Mercado

Nem a banana a Europa aceita

A Organização Mundial do Comércio (OMC) aceitou o questionamento de oito países latino-americanos mais o Brasil contra a nova tarifa proposta pela União Européia (UE) para a importação de bananas desses países. Há anos, decisões de Bruxelas discriminam os produtores latinos, limitando exportações à quantia definida (2,5 milhão de toneladas), apesar da expansão do mercado consumidor. A medida beneficiava os países da África e do Caribe, que, aliás, já contavam com preferências tarifárias.

A reclamação dos latinos fez com que a OMC condenasse os europeus. Estes aceitaram a decisão de não impor tais limites às importações latino-americanas, mas definiram que a partir de 1 de janeiro as bananas latinas seriam tarifadas em 230 euros por tonelada. Foi essa tarifa que a OMC condenou, dando prazo para que os europeus iniciassem consulta com os exportadores latinos para um “acordo”.

Apesar do tom conciliatório da OMC, a comissária de Agricultura da UE, Mariann Fisher-Boel, resistiu: “Estamos avaliando as opções existentes para pôr em prática o novo regime de importação para bananas”.

Esse quadro de notória má vontade dos países desenvolvidos em abrir mercado não é privilégio dos europeus. O Congresso americano aprovou por dois votos o Acordo de Livre Comércio da América Central (Cafta). O lobby do açúcar foi especialmente incisivo para frear qualquer aumento de exportações do produto embutidas nos acordos iniciais do Cafta, para que não cheguem a 140 mil toneladas, representando 1,2% do mercado americano.

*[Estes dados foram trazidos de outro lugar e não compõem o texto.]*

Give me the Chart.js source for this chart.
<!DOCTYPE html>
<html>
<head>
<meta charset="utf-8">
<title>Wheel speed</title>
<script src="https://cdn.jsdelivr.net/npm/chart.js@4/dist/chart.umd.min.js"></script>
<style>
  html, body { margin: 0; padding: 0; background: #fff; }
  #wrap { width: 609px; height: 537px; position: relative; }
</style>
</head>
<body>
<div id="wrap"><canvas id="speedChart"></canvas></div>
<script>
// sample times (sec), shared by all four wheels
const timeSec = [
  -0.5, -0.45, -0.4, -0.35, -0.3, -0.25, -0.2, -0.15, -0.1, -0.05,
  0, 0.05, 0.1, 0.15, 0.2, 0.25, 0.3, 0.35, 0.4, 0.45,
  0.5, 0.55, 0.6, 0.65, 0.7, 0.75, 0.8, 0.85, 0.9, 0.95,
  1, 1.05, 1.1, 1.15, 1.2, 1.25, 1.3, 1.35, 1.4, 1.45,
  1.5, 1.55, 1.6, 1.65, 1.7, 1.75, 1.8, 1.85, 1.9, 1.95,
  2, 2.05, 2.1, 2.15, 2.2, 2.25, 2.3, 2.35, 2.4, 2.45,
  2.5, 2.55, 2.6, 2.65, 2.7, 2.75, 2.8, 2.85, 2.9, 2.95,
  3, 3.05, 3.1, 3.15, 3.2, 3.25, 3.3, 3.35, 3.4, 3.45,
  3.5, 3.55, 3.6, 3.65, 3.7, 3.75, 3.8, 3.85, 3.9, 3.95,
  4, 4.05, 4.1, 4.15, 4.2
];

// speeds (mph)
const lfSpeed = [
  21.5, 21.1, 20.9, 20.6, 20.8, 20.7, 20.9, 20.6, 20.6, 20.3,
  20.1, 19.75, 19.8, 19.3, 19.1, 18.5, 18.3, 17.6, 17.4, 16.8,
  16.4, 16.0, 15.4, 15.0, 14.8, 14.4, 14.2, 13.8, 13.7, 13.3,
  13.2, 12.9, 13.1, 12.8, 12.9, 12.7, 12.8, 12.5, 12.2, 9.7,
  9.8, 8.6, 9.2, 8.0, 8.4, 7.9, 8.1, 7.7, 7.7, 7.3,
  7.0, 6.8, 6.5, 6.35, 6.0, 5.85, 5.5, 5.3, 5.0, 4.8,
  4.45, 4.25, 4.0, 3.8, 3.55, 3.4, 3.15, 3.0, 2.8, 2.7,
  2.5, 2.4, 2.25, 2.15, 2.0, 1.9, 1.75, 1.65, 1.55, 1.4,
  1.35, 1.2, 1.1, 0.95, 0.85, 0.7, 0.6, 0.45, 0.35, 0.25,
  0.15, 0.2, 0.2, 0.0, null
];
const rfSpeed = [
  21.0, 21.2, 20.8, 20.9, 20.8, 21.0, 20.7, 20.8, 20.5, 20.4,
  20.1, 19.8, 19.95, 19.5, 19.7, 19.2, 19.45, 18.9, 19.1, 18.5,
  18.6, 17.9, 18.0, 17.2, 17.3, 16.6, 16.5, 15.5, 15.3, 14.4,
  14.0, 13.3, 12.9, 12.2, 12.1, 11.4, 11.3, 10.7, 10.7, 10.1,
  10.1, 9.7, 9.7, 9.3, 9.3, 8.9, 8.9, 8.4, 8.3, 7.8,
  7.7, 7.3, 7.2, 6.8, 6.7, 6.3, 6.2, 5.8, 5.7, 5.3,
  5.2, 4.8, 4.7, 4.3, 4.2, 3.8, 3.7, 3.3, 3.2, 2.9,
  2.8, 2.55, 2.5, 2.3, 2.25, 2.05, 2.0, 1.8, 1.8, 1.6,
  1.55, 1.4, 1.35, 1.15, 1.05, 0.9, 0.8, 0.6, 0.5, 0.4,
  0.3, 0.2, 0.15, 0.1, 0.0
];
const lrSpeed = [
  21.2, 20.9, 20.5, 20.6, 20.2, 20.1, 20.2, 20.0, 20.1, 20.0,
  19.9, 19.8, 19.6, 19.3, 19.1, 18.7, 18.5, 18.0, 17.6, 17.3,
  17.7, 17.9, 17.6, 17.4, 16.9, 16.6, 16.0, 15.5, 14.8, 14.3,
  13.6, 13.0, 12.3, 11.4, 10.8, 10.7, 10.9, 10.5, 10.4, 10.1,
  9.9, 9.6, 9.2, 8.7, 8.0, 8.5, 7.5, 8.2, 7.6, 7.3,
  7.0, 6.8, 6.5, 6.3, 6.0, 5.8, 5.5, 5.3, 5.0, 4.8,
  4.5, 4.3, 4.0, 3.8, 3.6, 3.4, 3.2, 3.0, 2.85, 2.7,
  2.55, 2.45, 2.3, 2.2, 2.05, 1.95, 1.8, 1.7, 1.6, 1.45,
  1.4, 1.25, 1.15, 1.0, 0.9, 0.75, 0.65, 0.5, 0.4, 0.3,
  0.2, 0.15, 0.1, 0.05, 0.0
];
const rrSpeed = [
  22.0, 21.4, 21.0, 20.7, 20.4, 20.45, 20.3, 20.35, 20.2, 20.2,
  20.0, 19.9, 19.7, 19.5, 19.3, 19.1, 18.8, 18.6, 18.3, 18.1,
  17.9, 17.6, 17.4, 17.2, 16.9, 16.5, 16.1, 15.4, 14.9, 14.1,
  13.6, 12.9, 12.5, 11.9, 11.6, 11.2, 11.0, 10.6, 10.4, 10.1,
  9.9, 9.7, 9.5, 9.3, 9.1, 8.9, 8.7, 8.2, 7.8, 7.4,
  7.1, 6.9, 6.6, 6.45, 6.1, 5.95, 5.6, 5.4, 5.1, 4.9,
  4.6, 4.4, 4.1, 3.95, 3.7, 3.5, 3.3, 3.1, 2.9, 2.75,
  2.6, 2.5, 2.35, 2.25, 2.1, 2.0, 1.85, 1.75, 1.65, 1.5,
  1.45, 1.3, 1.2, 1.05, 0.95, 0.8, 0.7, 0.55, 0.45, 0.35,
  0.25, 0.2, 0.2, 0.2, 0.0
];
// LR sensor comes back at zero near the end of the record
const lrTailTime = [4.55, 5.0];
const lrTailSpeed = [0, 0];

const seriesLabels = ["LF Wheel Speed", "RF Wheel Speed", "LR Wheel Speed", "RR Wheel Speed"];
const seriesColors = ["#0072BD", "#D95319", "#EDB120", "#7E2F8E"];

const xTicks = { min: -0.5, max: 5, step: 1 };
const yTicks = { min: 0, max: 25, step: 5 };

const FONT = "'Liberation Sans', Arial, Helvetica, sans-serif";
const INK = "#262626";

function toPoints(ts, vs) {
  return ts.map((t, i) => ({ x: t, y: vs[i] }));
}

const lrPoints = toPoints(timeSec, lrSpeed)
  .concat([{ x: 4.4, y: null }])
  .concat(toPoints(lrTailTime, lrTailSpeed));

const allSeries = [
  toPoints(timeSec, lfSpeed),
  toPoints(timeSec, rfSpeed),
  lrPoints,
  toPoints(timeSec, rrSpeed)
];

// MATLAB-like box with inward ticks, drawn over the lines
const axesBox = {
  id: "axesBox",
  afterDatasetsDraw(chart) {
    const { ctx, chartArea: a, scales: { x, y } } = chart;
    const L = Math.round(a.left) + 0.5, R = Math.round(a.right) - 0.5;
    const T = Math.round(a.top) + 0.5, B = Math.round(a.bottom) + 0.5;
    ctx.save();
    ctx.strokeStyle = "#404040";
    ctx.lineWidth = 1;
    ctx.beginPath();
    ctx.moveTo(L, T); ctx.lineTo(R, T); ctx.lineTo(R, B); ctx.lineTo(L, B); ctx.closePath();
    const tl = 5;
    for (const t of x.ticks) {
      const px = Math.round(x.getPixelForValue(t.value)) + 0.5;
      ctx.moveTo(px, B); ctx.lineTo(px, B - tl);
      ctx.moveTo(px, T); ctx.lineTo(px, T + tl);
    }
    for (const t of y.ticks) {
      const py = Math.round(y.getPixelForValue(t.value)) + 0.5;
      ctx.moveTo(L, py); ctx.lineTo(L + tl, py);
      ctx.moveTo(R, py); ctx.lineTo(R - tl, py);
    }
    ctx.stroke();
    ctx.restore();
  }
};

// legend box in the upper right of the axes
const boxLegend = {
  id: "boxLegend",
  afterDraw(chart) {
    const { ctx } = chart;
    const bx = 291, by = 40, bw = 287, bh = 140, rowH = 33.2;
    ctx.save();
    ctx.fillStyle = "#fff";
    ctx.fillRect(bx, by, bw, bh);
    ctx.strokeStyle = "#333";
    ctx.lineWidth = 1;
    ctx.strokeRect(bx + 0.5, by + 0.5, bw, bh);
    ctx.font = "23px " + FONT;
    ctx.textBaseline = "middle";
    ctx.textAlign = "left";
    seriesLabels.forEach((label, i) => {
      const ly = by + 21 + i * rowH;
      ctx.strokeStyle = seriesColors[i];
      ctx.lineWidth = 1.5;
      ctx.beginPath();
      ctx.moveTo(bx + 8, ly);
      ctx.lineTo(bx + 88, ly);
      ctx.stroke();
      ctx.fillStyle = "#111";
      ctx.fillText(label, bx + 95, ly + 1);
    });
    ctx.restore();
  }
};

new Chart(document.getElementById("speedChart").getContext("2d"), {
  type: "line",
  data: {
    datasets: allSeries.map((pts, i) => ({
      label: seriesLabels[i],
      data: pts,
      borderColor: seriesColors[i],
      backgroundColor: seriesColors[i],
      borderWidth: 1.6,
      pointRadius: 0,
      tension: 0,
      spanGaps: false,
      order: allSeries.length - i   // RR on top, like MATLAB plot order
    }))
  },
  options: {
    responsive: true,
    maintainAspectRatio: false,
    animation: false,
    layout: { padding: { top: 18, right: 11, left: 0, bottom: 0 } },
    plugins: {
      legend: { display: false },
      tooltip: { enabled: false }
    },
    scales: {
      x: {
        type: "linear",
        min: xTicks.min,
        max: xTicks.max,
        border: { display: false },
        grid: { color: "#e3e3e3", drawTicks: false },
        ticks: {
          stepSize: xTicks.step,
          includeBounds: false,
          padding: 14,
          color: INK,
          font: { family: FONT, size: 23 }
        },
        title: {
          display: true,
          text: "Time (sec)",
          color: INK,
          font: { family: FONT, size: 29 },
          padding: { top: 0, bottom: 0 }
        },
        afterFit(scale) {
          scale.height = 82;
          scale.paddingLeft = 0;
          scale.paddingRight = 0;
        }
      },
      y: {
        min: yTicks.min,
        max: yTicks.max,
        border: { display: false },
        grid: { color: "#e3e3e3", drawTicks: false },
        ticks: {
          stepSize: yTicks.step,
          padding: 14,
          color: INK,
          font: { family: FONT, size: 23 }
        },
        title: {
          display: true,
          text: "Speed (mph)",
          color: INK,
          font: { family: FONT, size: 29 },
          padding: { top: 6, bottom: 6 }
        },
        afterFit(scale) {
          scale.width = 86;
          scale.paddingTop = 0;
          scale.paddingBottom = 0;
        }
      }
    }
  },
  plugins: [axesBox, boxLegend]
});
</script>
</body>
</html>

Mesmo sem essa concessão, os seis países (que juntos formam um PIB regional de US$ 202 bilhões) foram obrigados a desmontar o sistema tarifário para importação de automóveis, alimentos e madeira. Não conseguiram também o benefício que pleiteavam em relação à entrada de têxteis no mercado americano. Nesse caso, a tarifa só diminui se forem utilizadas matérias-primas dos EUA. Apesar de todas essas garantias, apesar de pequena dimensão das economias latinas envolvidas, a resistência no Congresso foi imensa. Os sindicatos pressionaram os democratas com ameaças de corte de apoio nas próximas eleições, caso votassem o Cafta.

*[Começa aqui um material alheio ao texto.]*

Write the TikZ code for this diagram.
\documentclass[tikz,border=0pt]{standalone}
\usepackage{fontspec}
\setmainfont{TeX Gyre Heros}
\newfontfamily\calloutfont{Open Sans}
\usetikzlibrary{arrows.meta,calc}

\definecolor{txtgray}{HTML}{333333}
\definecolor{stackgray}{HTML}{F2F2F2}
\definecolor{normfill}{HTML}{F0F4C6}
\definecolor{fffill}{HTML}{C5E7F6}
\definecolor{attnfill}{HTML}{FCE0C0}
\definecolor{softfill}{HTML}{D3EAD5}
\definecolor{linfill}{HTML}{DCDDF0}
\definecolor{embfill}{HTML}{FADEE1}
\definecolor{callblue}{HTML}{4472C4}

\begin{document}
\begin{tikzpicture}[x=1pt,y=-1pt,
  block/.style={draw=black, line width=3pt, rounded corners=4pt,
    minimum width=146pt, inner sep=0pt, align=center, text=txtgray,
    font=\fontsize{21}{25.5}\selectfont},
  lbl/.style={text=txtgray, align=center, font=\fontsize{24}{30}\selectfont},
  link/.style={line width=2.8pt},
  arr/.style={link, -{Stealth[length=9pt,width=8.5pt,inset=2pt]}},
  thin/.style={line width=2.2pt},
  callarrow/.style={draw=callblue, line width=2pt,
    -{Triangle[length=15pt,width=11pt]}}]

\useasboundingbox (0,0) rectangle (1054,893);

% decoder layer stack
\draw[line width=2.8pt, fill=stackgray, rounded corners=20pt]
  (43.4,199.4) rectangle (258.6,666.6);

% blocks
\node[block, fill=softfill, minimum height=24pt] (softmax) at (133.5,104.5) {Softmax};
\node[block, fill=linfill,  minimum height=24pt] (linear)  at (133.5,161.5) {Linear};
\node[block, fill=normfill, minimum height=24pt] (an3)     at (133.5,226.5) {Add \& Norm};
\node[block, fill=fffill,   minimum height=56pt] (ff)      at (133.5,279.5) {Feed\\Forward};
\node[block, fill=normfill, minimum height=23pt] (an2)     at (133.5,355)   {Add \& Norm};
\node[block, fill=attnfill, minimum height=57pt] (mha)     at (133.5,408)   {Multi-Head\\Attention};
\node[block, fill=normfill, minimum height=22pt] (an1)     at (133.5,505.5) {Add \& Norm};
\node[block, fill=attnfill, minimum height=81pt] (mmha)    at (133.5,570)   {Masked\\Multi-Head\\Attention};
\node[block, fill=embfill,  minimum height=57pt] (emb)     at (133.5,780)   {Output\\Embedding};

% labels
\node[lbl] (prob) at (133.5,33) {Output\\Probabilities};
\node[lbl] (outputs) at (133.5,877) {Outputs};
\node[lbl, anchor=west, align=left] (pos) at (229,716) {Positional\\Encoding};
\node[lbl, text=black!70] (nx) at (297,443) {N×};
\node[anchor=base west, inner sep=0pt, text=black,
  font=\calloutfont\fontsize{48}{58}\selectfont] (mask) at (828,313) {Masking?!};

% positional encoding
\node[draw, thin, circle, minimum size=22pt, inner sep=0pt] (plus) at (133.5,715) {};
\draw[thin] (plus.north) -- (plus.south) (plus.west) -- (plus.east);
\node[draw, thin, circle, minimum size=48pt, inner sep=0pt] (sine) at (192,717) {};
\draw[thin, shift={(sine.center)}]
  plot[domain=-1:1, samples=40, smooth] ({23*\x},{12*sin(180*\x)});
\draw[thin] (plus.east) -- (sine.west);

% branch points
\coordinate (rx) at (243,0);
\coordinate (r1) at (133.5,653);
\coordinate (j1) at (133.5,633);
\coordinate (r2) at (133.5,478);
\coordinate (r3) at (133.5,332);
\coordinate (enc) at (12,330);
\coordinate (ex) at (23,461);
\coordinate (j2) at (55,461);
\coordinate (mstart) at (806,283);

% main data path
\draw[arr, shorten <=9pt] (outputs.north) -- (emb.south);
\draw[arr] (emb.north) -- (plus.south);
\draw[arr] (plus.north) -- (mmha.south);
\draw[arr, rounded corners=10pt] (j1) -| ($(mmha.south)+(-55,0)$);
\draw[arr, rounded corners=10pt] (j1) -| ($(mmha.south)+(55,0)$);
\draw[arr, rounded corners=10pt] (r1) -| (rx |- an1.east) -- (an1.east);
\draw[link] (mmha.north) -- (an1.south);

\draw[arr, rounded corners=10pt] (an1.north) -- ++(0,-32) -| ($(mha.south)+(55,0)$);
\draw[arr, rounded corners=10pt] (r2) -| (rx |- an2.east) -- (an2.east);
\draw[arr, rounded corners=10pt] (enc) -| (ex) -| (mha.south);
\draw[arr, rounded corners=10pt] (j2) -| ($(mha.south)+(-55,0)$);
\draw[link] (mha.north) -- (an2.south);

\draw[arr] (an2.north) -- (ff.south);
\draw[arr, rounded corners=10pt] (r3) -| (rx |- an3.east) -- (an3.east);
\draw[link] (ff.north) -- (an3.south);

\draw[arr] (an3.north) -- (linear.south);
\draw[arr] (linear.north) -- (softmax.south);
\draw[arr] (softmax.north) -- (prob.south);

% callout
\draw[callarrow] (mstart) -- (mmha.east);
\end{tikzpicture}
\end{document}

Com esse clima de acesa aversão ao livre comércio no âmbito interno, os Estados Unidos e a União Européia participam das reuniões preparatórias para a Conferência de Hong Cong. Os países mais pobres, acompanhados da China, Índia e Brasil, exigem concessões nas negociações agrícolas, sem as quais nada avançará.

Como notou o ex-embaixador brasileiro em Washington Rubens Barbosa, a política comercial americana passa por momento de grande dificuldade, pelo aumento do poder de pressão dos grupos conservadores assustados com os 12 acordos comerciais de livre comércio já votados e com os outros 12 em negociação. Essa intensa pressão interna, como observou o ex-embaixador Barbosa, está provocando “falta de clareza negociadora externa” do governo americano.

Em outras palavras, a rota do livre comércio no mundo está repleta de barreiras. A agonia da Área de Livre Comércio das Américas (Alca) está incluída nesse quadro. Os EUA agem a partir dessa constatação e fecham acordos bilaterais com quem lhes interessa, Chile e Uruguai, por exemplo, desde que aceitem cláusulas semelhantes às impostas no Cafta. Peru, Colômbia e Equador, por diferentes motivos, abriram negociações nessa mesma linha.

A diplomacia brasileira segue outro caminho. Avisou os EUA que a formação da Alca fica para 2009. Aproxima-se dos vizinhos com investimentos significativos. Só o BNDES tem 20 empreendimentos em projetos de infra-estrutura na região para “integração física”, para contrabalançar o avassalador poder americano. É esse o caminho. Sem afrontas aos Estados Unidos, nosso maior mercado consumidor de exportações com valor agregado, defendemos nossos interesses. Os americanos não se preocupam com isso. Aliás, respeitam quem o faz.